# [To do]
Quote the lines exactly, starting with the line that contains "Write a Python" and ending with the line that contains "import plotly.graph_objects as go", and leave out all other lines.

# [Data supplied]
····················

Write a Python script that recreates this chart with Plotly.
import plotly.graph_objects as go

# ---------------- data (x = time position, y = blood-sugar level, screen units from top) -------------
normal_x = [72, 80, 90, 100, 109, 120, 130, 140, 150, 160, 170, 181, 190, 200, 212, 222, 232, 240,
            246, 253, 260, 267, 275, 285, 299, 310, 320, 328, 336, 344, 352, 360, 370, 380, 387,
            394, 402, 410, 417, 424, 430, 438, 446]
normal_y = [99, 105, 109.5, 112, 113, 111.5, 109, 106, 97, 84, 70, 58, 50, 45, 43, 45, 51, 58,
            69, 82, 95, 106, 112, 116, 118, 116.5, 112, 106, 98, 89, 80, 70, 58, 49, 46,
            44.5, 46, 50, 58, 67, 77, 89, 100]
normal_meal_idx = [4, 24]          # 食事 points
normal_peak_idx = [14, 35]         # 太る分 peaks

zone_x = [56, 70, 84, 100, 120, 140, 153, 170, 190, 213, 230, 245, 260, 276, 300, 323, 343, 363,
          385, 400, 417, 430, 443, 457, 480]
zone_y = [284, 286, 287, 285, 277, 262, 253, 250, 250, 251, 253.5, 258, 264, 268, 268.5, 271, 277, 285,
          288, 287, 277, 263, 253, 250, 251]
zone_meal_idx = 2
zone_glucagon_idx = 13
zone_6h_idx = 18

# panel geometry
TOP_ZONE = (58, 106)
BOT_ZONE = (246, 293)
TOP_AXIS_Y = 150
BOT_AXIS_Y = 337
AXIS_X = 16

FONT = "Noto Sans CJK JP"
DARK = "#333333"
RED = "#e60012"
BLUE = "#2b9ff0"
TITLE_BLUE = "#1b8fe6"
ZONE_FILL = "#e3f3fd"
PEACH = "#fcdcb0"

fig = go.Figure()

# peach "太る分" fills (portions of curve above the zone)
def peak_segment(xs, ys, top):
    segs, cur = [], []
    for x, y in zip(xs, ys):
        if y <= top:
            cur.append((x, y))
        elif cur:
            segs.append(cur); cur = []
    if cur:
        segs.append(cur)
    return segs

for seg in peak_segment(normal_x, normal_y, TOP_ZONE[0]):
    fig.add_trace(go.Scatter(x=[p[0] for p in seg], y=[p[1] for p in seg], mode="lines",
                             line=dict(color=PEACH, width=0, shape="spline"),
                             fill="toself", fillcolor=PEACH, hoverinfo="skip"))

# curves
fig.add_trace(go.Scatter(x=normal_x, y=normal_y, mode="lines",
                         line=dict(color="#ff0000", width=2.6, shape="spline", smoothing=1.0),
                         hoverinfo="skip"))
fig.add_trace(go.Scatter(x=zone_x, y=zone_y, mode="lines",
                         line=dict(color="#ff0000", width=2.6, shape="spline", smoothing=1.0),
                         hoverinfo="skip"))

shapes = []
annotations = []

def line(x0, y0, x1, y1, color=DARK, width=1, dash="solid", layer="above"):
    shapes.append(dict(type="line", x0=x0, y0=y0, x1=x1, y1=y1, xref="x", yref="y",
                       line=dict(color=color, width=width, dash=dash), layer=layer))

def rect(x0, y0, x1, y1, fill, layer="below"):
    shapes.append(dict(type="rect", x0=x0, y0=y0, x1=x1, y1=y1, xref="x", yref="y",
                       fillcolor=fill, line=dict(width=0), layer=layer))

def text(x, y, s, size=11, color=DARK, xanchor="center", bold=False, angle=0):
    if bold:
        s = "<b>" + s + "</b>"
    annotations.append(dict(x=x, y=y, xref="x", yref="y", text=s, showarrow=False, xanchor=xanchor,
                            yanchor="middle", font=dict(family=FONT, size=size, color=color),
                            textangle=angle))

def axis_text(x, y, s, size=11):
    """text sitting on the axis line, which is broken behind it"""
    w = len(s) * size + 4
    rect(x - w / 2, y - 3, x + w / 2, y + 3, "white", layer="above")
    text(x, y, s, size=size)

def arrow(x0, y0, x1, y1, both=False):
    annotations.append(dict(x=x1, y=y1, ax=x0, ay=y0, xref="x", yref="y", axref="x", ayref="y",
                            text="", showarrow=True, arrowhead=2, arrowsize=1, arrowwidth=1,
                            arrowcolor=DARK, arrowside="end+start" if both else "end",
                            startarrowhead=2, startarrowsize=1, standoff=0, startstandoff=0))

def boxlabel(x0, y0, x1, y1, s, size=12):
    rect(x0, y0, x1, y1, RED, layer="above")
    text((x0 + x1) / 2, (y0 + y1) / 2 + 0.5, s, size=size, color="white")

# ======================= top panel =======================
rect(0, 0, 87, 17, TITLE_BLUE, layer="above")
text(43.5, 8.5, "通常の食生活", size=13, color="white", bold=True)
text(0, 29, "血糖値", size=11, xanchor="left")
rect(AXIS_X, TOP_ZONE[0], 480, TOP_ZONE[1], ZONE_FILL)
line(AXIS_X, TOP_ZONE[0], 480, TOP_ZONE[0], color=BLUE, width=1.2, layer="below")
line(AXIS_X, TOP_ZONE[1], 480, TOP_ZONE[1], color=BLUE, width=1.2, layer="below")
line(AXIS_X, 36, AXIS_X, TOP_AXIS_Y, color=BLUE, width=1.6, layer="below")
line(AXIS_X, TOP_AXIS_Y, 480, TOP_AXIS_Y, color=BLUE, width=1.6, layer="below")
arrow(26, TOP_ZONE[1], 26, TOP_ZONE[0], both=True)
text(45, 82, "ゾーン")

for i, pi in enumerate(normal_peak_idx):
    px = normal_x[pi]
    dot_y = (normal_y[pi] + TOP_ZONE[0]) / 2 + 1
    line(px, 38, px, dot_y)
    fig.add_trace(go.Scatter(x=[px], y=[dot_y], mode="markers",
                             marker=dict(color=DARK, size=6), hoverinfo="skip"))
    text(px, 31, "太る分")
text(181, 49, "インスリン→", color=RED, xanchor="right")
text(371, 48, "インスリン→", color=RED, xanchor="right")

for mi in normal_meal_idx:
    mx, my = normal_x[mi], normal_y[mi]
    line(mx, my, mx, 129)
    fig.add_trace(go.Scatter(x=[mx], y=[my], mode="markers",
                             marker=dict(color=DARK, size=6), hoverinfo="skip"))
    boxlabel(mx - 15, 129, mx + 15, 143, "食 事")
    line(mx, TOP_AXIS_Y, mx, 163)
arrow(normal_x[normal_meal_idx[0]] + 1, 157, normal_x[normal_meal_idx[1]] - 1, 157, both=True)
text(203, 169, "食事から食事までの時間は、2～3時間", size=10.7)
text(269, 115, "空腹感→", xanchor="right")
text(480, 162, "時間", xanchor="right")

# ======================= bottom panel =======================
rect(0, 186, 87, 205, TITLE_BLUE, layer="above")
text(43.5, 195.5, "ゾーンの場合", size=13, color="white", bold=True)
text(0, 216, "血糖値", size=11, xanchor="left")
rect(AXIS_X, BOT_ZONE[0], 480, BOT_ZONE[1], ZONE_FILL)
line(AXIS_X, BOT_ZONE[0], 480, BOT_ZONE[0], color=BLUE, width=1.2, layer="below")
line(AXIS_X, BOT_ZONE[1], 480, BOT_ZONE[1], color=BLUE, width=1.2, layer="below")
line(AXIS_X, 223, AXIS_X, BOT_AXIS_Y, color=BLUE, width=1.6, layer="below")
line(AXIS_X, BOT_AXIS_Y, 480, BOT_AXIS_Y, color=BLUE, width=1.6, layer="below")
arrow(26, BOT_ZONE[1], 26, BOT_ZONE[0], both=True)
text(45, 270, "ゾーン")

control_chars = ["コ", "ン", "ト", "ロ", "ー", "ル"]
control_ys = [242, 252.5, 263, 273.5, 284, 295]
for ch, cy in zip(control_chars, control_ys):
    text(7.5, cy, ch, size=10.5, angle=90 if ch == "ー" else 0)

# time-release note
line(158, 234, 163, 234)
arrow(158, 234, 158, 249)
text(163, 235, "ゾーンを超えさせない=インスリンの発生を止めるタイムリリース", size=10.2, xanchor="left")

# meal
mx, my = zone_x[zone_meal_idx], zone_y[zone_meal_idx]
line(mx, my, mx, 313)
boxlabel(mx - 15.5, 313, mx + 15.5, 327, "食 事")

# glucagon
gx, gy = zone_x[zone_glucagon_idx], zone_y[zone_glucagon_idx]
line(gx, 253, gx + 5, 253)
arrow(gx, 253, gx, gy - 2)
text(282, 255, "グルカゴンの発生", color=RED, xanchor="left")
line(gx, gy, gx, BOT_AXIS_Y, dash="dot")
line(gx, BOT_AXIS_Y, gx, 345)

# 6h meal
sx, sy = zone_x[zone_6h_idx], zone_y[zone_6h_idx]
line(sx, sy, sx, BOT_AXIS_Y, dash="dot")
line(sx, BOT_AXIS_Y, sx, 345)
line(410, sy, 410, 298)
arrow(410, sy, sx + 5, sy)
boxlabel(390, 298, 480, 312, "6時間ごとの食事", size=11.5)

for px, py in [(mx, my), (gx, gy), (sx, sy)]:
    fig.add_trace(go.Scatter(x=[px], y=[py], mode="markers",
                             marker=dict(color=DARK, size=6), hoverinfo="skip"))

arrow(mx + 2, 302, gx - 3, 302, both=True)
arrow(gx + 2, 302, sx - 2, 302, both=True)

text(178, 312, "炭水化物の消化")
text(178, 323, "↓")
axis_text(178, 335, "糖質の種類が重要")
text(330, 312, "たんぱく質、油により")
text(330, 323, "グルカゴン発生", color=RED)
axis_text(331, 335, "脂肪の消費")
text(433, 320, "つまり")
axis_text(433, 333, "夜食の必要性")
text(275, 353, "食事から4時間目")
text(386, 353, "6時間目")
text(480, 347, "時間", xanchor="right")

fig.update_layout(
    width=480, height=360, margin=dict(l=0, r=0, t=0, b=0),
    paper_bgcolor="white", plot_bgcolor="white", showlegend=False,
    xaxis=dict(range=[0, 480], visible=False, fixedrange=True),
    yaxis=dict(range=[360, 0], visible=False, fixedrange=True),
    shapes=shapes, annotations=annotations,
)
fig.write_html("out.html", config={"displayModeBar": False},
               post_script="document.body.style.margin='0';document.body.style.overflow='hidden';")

····················

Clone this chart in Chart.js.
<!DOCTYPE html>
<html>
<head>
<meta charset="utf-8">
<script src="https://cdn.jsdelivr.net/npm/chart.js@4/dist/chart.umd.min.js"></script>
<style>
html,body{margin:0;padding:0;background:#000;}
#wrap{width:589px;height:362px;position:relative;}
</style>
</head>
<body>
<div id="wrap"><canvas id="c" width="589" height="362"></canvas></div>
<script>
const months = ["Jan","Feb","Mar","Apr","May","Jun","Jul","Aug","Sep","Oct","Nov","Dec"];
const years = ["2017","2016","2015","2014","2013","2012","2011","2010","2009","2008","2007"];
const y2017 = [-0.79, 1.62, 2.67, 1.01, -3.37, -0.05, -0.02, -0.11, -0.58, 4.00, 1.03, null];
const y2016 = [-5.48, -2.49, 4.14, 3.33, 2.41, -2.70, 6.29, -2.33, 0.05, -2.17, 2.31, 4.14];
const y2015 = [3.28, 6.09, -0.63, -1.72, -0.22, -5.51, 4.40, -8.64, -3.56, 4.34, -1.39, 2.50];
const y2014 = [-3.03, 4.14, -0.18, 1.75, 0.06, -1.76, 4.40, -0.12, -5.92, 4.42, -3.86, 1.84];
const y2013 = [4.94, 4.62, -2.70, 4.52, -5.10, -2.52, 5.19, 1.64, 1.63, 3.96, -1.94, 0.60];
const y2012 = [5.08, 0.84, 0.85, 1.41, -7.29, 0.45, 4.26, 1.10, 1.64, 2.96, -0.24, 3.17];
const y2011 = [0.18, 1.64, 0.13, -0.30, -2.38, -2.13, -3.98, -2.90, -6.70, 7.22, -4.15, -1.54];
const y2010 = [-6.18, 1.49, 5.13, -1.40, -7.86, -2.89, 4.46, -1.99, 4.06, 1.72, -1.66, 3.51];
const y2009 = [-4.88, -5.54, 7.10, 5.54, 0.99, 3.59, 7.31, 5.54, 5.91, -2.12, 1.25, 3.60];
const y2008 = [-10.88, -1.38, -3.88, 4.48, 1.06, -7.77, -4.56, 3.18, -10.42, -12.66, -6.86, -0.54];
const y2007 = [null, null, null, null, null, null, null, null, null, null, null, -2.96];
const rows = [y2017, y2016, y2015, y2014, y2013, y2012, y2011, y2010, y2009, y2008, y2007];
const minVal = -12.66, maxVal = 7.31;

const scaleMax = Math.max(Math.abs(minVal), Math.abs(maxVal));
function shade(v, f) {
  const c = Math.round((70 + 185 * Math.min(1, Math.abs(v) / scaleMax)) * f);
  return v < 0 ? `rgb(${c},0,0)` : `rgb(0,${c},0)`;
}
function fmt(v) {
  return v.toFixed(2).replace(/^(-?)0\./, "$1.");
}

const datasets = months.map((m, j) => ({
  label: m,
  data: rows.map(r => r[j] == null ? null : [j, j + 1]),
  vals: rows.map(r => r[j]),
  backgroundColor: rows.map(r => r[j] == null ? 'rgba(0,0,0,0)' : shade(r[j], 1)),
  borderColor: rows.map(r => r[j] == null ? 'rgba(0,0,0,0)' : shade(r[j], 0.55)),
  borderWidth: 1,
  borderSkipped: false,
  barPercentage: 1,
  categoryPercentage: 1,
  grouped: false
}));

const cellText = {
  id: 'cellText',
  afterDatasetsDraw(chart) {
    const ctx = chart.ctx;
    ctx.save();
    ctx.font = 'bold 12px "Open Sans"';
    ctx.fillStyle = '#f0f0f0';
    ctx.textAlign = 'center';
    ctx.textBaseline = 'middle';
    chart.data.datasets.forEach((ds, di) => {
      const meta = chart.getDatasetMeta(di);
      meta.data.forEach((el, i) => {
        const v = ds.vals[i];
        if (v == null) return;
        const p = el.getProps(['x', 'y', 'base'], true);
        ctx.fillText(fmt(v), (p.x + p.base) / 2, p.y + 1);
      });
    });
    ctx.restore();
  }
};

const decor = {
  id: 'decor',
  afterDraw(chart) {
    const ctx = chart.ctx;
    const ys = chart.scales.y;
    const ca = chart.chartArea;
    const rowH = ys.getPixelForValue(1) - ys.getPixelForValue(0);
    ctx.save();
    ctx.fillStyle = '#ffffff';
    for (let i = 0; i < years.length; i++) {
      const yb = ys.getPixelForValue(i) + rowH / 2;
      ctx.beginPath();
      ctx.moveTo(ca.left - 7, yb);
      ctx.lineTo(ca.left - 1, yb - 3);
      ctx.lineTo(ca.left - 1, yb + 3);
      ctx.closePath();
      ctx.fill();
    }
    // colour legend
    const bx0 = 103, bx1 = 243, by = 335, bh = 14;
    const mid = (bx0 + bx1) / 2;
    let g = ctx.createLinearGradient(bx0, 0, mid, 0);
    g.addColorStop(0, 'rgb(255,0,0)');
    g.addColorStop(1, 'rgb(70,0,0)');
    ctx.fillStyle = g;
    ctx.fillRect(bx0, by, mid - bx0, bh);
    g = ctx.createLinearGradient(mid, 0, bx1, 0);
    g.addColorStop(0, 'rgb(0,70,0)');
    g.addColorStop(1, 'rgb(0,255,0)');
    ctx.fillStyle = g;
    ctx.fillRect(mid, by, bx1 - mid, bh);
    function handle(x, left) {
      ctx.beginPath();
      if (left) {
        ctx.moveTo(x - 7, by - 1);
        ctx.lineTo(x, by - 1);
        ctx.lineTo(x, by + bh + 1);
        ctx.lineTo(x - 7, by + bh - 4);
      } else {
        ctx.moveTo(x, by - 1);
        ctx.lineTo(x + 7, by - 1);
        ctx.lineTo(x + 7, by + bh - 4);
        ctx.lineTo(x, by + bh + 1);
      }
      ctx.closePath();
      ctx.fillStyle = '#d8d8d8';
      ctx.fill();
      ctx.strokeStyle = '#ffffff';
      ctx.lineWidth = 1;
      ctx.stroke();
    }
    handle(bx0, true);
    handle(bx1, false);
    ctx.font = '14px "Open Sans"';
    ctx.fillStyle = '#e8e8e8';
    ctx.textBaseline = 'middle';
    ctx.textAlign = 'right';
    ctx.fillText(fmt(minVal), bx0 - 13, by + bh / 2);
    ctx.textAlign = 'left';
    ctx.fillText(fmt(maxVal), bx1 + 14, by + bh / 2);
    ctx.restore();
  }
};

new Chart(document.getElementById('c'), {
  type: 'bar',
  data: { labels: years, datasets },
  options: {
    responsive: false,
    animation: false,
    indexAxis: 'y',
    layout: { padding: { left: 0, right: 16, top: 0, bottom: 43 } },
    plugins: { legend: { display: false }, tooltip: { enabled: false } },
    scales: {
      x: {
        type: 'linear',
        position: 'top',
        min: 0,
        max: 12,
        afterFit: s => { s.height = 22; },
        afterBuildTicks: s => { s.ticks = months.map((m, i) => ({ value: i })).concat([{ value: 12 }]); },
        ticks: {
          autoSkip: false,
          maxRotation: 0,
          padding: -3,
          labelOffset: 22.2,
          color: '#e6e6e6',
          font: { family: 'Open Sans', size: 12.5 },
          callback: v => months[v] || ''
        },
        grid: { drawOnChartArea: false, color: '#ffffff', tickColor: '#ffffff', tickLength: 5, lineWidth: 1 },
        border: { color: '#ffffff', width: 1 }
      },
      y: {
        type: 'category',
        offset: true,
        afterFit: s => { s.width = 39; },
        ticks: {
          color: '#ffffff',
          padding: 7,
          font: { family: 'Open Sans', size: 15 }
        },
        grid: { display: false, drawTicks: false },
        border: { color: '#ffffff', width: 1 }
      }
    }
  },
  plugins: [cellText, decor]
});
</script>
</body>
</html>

····················

# [Full output]
Write a Python script that recreates this chart with Plotly.
import plotly.graph_objects as go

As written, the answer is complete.